The scale is unprecedented: 4+ billion assets mapped, 350,000+ fingerprint rules deployed, and 13+ APT groups actively using this intelligence for targeting decisions.
The implications are strategic: China now has persistent visibility into global internet infrastructure changes, emerging vulnerabilities, and critical system dependencies that could be exploited in future conflicts.
The response must be comprehensive: Enhanced monitoring, improved vulnerability management, international cooperation, and potentially the development of competing indigenous capabilities.

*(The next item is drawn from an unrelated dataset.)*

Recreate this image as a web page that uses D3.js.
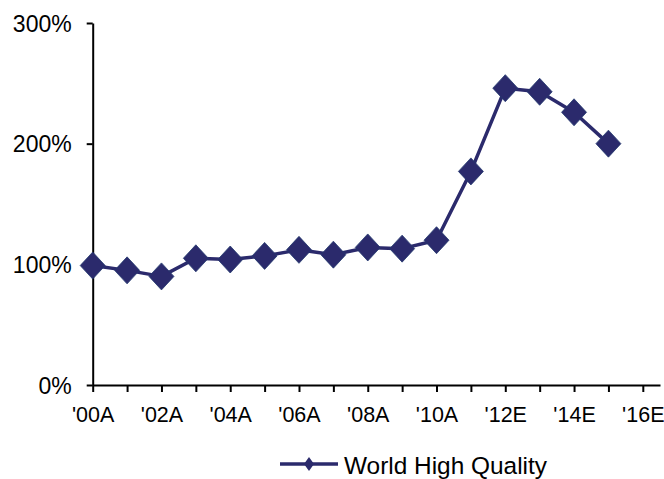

Most importantly, we must recognize that in the modern threat landscape, reconnaissance isn't just the first step of an attack—it's a continuous intelligence operation that provides strategic advantage to our adversaries. FOFA has made this reality impossible to ignore.
As we move forward, the organizations and nations that best understand and adapt to this new reconnaissance reality will be those best positioned to defend against the evolving threat from Chinese state-sponsored cyber operations.